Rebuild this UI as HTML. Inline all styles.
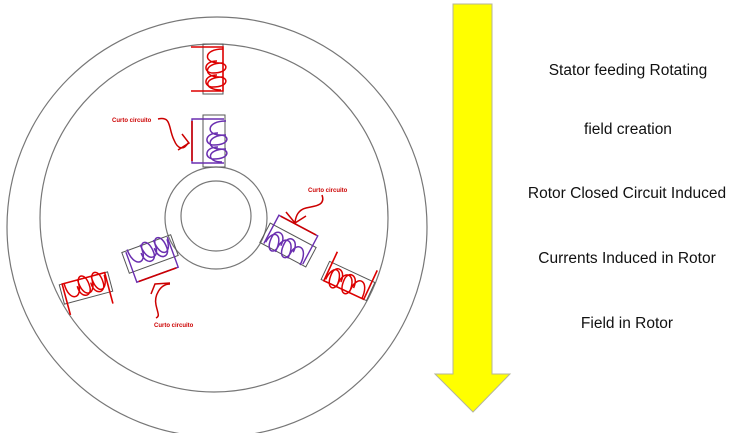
<!DOCTYPE html>
<html><head><style>
body{margin:0;background:#fff;width:737px;height:433px;overflow:hidden}
svg{position:absolute;left:0;top:0}
.t{font-family:"Liberation Sans",sans-serif;font-size:15.5px;fill:#111;text-anchor:middle}
.s{font-family:"Liberation Sans",sans-serif;font-size:6px;fill:#c00;font-weight:bold}
</style></head><body>
<svg width="737" height="433" viewBox="0 0 737 433">
<defs>
<g id="coilR">
 <rect x="-10" y="-25" width="20" height="50" fill="none" stroke="#555" stroke-width="1"/>
 <path d="M-22,-22 H10 V22 H-22" fill="none" stroke="#d00" stroke-width="1.6"/>
 <path d="M10,-20 C-10,-20 -10,-6 6,-6 C16,-6 16,4 0,4 C-10,4 -10,-8 4,-8 M10,-6 C-10,-6 -10,8 6,8 C16,8 16,18 0,18 C-10,18 -10,6 4,6 M10,8 C-10,8 -10,21 8,21" fill="none" stroke="#d00" stroke-width="1.5"/>
</g>
<g id="coilP">
 <rect x="-11" y="-26" width="22" height="52" fill="none" stroke="#555" stroke-width="1"/>
 <path d="M10,-22 H-22 V22 H10" fill="none" stroke="#6a2fb0" stroke-width="1.4"/>
 <line x1="-22" y1="-20" x2="-22" y2="20" stroke="#c00" stroke-width="1.6"/>
 <path d="M12,-20 C-8,-20 -8,-6 6,-6 C16,-6 16,4 0,4 C-10,4 -10,-8 4,-8 M12,-6 C-8,-6 -8,8 6,8 C16,8 16,18 0,18 C-10,18 -10,6 4,6 M12,8 C-8,8 -8,21 8,21" fill="none" stroke="#6a2fb0" stroke-width="1.5"/>
</g>
</defs>
<circle cx="217" cy="227" r="210" fill="none" stroke="#777" stroke-width="1.2"/>
<circle cx="214" cy="218" r="174" fill="none" stroke="#777" stroke-width="1.2"/>
<circle cx="216" cy="218" r="51" fill="none" stroke="#777" stroke-width="1.2"/>
<circle cx="216" cy="216" r="35" fill="none" stroke="#777" stroke-width="1.2"/>

<use href="#coilR" transform="translate(213,69)"/>
<use href="#coilP" transform="translate(214,141)"/>
<use href="#coilR" transform="translate(86,288) rotate(-105)"/>
<use href="#coilP" transform="translate(150,254) rotate(-110)"/>
<use href="#coilP" transform="translate(288,245) rotate(118)"/>
<use href="#coilR" transform="translate(348,281) rotate(115)"/>

<text class="s" x="112" y="122">Curto circuito</text>
<path d="M158,119 C172,116 168,128 174,140 C178,150 184,150 188,143" fill="none" stroke="#c00" stroke-width="1.5"/>
<path d="M178,150 L189,143 L182,134" fill="none" stroke="#c00" stroke-width="1.5"/>
<text class="s" x="308" y="192">Curto circuito</text>
<path d="M322,195 C326,206 314,206 306,208 C298,210 296,216 295,222" fill="none" stroke="#c00" stroke-width="1.5"/>
<path d="M286,212 L295,223 L306,216" fill="none" stroke="#c00" stroke-width="1.5"/>
<text class="s" x="154" y="327">Curto circuito</text>
<path d="M170,284 C160,284 154,296 156,305 C158,314 160,316 156,318" fill="none" stroke="#c00" stroke-width="1.5"/>
<path d="M151,294 L155,284 L170,283" fill="none" stroke="#c00" stroke-width="1.5"/>

<polygon points="453,4 492,4 492,374 510,374 473,412 435,374 453,374" fill="#ffff00" stroke="#b5b59a" stroke-width="1"/>

<text class="t" x="628" y="75">Stator feeding Rotating</text>
<text class="t" x="628" y="134">field creation</text>
<text class="t" x="627" y="198">Rotor Closed Circuit Induced</text>
<text class="t" x="627" y="263">Currents Induced in Rotor</text>
<text class="t" x="627" y="328">Field in Rotor</text>
</svg>
</body></html>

_What the task requires:_ Without including any pictures, print all of the material exactly as given.

_Expected output:_
Rebuild this UI as HTML. Inline all styles.
<!DOCTYPE html>
<html><head><style>
body{margin:0;background:#fff;width:737px;height:433px;overflow:hidden}
svg{position:absolute;left:0;top:0}
.t{font-family:"Liberation Sans",sans-serif;font-size:15.5px;fill:#111;text-anchor:middle}
.s{font-family:"Liberation Sans",sans-serif;font-size:6px;fill:#c00;font-weight:bold}
</style></head><body>
<svg width="737" height="433" viewBox="0 0 737 433">
<defs>
<g id="coilR">
 <rect x="-10" y="-25" width="20" height="50" fill="none" stroke="#555" stroke-width="1"/>
 <path d="M-22,-22 H10 V22 H-22" fill="none" stroke="#d00" stroke-width="1.6"/>
 <path d="M10,-20 C-10,-20 -10,-6 6,-6 C16,-6 16,4 0,4 C-10,4 -10,-8 4,-8 M10,-6 C-10,-6 -10,8 6,8 C16,8 16,18 0,18 C-10,18 -10,6 4,6 M10,8 C-10,8 -10,21 8,21" fill="none" stroke="#d00" stroke-width="1.5"/>
</g>
<g id="coilP">
 <rect x="-11" y="-26" width="22" height="52" fill="none" stroke="#555" stroke-width="1"/>
 <path d="M10,-22 H-22 V22 H10" fill="none" stroke="#6a2fb0" stroke-width="1.4"/>
 <line x1="-22" y1="-20" x2="-22" y2="20" stroke="#c00" stroke-width="1.6"/>
 <path d="M12,-20 C-8,-20 -8,-6 6,-6 C16,-6 16,4 0,4 C-10,4 -10,-8 4,-8 M12,-6 C-8,-6 -8,8 6,8 C16,8 16,18 0,18 C-10,18 -10,6 4,6 M12,8 C-8,8 -8,21 8,21" fill="none" stroke="#6a2fb0" stroke-width="1.5"/>
</g>
</defs>
<circle cx="217" cy="227" r="210" fill="none" stroke="#777" stroke-width="1.2"/>
<circle cx="214" cy="218" r="174" fill="none" stroke="#777" stroke-width="1.2"/>
<circle cx="216" cy="218" r="51" fill="none" stroke="#777" stroke-width="1.2"/>
<circle cx="216" cy="216" r="35" fill="none" stroke="#777" stroke-width="1.2"/>

<use href="#coilR" transform="translate(213,69)"/>
<use href="#coilP" transform="translate(214,141)"/>
<use href="#coilR" transform="translate(86,288) rotate(-105)"/>
<use href="#coilP" transform="translate(150,254) rotate(-110)"/>
<use href="#coilP" transform="translate(288,245) rotate(118)"/>
<use href="#coilR" transform="translate(348,281) rotate(115)"/>

<text class="s" x="112" y="122">Curto circuito</text>
<path d="M158,119 C172,116 168,128 174,140 C178,150 184,150 188,143" fill="none" stroke="#c00" stroke-width="1.5"/>
<path d="M178,150 L189,143 L182,134" fill="none" stroke="#c00" stroke-width="1.5"/>
<text class="s" x="308" y="192">Curto circuito</text>
<path d="M322,195 C326,206 314,206 306,208 C298,210 296,216 295,222" fill="none" stroke="#c00" stroke-width="1.5"/>
<path d="M286,212 L295,223 L306,216" fill="none" stroke="#c00" stroke-width="1.5"/>
<text class="s" x="154" y="327">Curto circuito</text>
<path d="M170,284 C160,284 154,296 156,305 C158,314 160,316 156,318" fill="none" stroke="#c00" stroke-width="1.5"/>
<path d="M151,294 L155,284 L170,283" fill="none" stroke="#c00" stroke-width="1.5"/>

<polygon points="453,4 492,4 492,374 510,374 473,412 435,374 453,374" fill="#ffff00" stroke="#b5b59a" stroke-width="1"/>

<text class="t" x="628" y="75">Stator feeding Rotating</text>
<text class="t" x="628" y="134">field creation</text>
<text class="t" x="627" y="198">Rotor Closed Circuit Induced</text>
<text class="t" x="627" y="263">Currents Induced in Rotor</text>
<text class="t" x="627" y="328">Field in Rotor</text>
</svg>
</body></html>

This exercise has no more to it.